Dataset section »
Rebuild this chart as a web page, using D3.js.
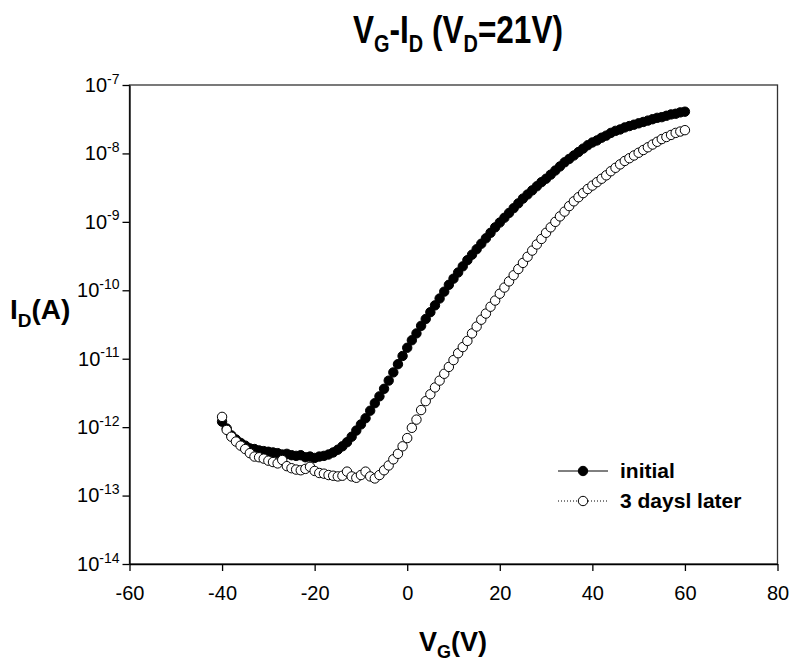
<!DOCTYPE html>
<html>
<head>
<meta charset="utf-8">
<script src="https://cdn.jsdelivr.net/npm/d3@7"></script>
<style>
  body { margin: 0; background: #fff; }
  text { font-family: "Liberation Sans", Arial, sans-serif; fill: #000; }
</style>
</head>
<body>
<div id="chart"></div>
<script>
// gate voltage sweep (V)
var vg = [
  -40,-39,-38,-37,-36,-35,-34,-33,-32,-31,
  -30,-29,-28,-27,-26,-25,-24,-23,-22,-21,
  -20,-19,-18,-17,-16,-15,-14,-13,-12,-11,
  -10,-9,-8,-7,-6,-5,-4,-3,-2,-1,
  0,1,2,3,4,5,6,7,8,9,
  10,11,12,13,14,15,16,17,18,19,
  20,21,22,23,24,25,26,27,28,29,
  30,31,32,33,34,35,36,37,38,39,
  40,41,42,43,44,45,46,47,48,49,
  50,51,52,53,54,55,56,57,58,59,
  60
];

// log10 of drain current (A)
var initialLog = [
  -11.92,-12.02,-12.12,-12.18,-12.23,-12.27,-12.31,-12.32,-12.34,-12.35,
  -12.36,-12.37,-12.38,-12.40,-12.39,-12.41,-12.42,-12.41,-12.44,-12.43,
  -12.45,-12.43,-12.42,-12.40,-12.37,-12.33,-12.28,-12.22,-12.14,-12.05,
  -11.96,-11.87,-11.76,-11.65,-11.55,-11.44,-11.32,-11.20,-11.08,-10.96,
  -10.84,-10.73,-10.63,-10.52,-10.42,-10.32,-10.22,-10.12,-10.02,-9.92,
  -9.83,-9.74,-9.65,-9.56,-9.48,-9.40,-9.32,-9.24,-9.16,-9.08,
  -9.01,-8.94,-8.87,-8.80,-8.73,-8.66,-8.60,-8.54,-8.48,-8.42,
  -8.37,-8.31,-8.25,-8.19,-8.13,-8.08,-8.03,-7.98,-7.93,-7.88,
  -7.84,-7.81,-7.77,-7.74,-7.70,-7.67,-7.65,-7.62,-7.60,-7.58,
  -7.56,-7.54,-7.52,-7.50,-7.48,-7.47,-7.45,-7.43,-7.42,-7.40,
  -7.39
];

var laterLog = [
  -11.85,-12.04,-12.14,-12.21,-12.27,-12.32,-12.38,-12.43,-12.44,-12.46,
  -12.49,-12.51,-12.53,-12.48,-12.57,-12.60,-12.62,-12.63,-12.61,-12.58,
  -12.64,-12.67,-12.68,-12.70,-12.71,-12.72,-12.71,-12.65,-12.72,-12.74,
  -12.70,-12.65,-12.72,-12.75,-12.70,-12.63,-12.56,-12.47,-12.39,-12.28,
  -12.16,-12.01,-11.89,-11.75,-11.62,-11.52,-11.42,-11.32,-11.22,-11.12,
  -11.02,-10.92,-10.83,-10.74,-10.63,-10.53,-10.43,-10.34,-10.24,-10.15,
  -10.05,-9.96,-9.87,-9.78,-9.69,-9.60,-9.51,-9.42,-9.33,-9.25,
  -9.16,-9.08,-9.00,-8.92,-8.85,-8.77,-8.70,-8.64,-8.58,-8.52,
  -8.47,-8.42,-8.37,-8.32,-8.26,-8.21,-8.16,-8.11,-8.07,-8.03,
  -7.99,-7.95,-7.91,-7.87,-7.83,-7.79,-7.76,-7.73,-7.70,-7.68,
  -7.66
];

var xTicks = [-60, -40, -20, 0, 20, 40, 60, 80];
var yExps = [-14, -13, -12, -11, -10, -9, -8, -7];
var seriesNames = ["initial", "3 daysl later"];

var width = 792, height = 668;
var plotLeft = 129.5, plotRight = 777.5, plotTop = 85, plotBottom = 564;
var markerR = 4.7;

var svg = d3.select("#chart")
  .append("svg")
  .attr("width", width)
  .attr("height", height);

var x = d3.scaleLinear().domain([-60, 80]).range([plotLeft, plotRight]);
var y = d3.scaleLog().domain([1e-14, 1e-7]).range([plotBottom, plotTop]);

// frame
svg.append("rect")
  .attr("x", plotLeft).attr("y", plotTop)
  .attr("width", plotRight - plotLeft).attr("height", plotBottom - plotTop)
  .attr("fill", "none").attr("stroke", "#333").attr("stroke-width", 1.3);

// x axis
var gx = svg.append("g")
  .attr("transform", "translate(0," + plotBottom + ")")
  .call(d3.axisBottom(x).tickValues(xTicks).tickSize(7).tickSizeOuter(0).tickPadding(15)
    .tickFormat(function (d) { return String(d); }));
gx.selectAll("text").attr("font-size", 20).attr("font-family", "Liberation Sans, Arial, sans-serif");

// y axis
var gy = svg.append("g")
  .attr("transform", "translate(" + plotLeft + ",0)")
  .call(d3.axisLeft(y).tickValues(yExps.map(function (e) { return Math.pow(10, e); }))
    .tickSize(7).tickSizeOuter(0).tickPadding(3));
gy.selectAll("text")
  .attr("font-size", 20)
  .attr("font-family", "Liberation Sans, Arial, sans-serif")
  .each(function (d, i) {
    var t = d3.select(this).text(null);
    t.append("tspan").text("10");
    t.append("tspan").attr("font-size", 14).attr("dy", "-0.6em").text(String(yExps[i]));
  });

svg.selectAll(".domain, .tick line").attr("stroke", "#000").attr("stroke-width", 1.3);

// series
var initialData = vg.map(function (v, i) { return { v: v, i: Math.pow(10, initialLog[i]) }; });
var laterData = vg.map(function (v, i) { return { v: v, i: Math.pow(10, laterLog[i]) }; });

var line = d3.line()
  .x(function (d) { return x(d.v); })
  .y(function (d) { return y(d.i); });

svg.append("path").datum(initialData)
  .attr("d", line).attr("fill", "none").attr("stroke", "#000").attr("stroke-width", 1);
svg.selectAll(".initial")
  .data(initialData)
  .enter().append("circle")
  .attr("class", "initial")
  .attr("cx", function (d) { return x(d.v); })
  .attr("cy", function (d) { return y(d.i); })
  .attr("r", markerR)
  .attr("fill", "#000").attr("stroke", "#000").attr("stroke-width", 1);

svg.append("path").datum(laterData)
  .attr("d", line).attr("fill", "none").attr("stroke", "#000")
  .attr("stroke-width", 1).attr("stroke-dasharray", "1,2");
svg.selectAll(".later")
  .data(laterData)
  .enter().append("circle")
  .attr("class", "later")
  .attr("cx", function (d) { return x(d.v); })
  .attr("cy", function (d) { return y(d.i); })
  .attr("r", markerR)
  .attr("fill", "#fff").attr("stroke", "#000").attr("stroke-width", 1);

// legend
var legend = svg.append("g").attr("transform", "translate(558,471)");
seriesNames.forEach(function (name, i) {
  var g = legend.append("g").attr("transform", "translate(0," + (i * 30) + ")");
  g.append("line").attr("x1", 0).attr("x2", 50).attr("y1", 0).attr("y2", 0)
    .attr("stroke", "#000").attr("stroke-width", 1)
    .attr("stroke-dasharray", i === 0 ? null : "1,2");
  g.append("circle").attr("cx", 25).attr("cy", 0).attr("r", markerR)
    .attr("fill", i === 0 ? "#000" : "#fff").attr("stroke", "#000");
  g.append("text").attr("x", 62).attr("y", 7)
    .attr("font-size", 21).attr("font-weight", "bold").text(name);
});

// title (condensed bold)
var title = svg.append("text")
  .attr("transform", "translate(458,43) scale(0.83,1)")
  .attr("text-anchor", "middle")
  .attr("font-size", 38).attr("font-weight", "bold");
title.append("tspan").text("V");
title.append("tspan").attr("font-size", 24).attr("dy", 9).text("G");
title.append("tspan").attr("dy", -9).text("-I");
title.append("tspan").attr("font-size", 24).attr("dy", 9).text("D");
title.append("tspan").attr("dy", -9).text(" (V");
title.append("tspan").attr("font-size", 24).attr("dy", 9).text("D");
title.append("tspan").attr("dy", -9).text("=21V)");

// x label
var xl = svg.append("text")
  .attr("x", 453).attr("y", 651)
  .attr("text-anchor", "middle")
  .attr("font-size", 27).attr("font-weight", "bold");
xl.append("tspan").text("V");
xl.append("tspan").attr("font-size", 18).attr("dy", 7).text("G");
xl.append("tspan").attr("dy", -7).text("(V)");

// y label
var yl = svg.append("text")
  .attr("x", 10).attr("y", 319)
  .attr("font-size", 28).attr("font-weight", "bold");
yl.append("tspan").text("I");
yl.append("tspan").attr("font-size", 19).attr("dy", 8).text("D");
yl.append("tspan").attr("dy", -8).text("(A)");
</script>
</body>
</html>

What to do »
Copy out each line of the data where the string "chart" appears.

Final answer »
Rebuild this chart as a web page, using D3.js.
<div id="chart"></div>
var svg = d3.select("#chart")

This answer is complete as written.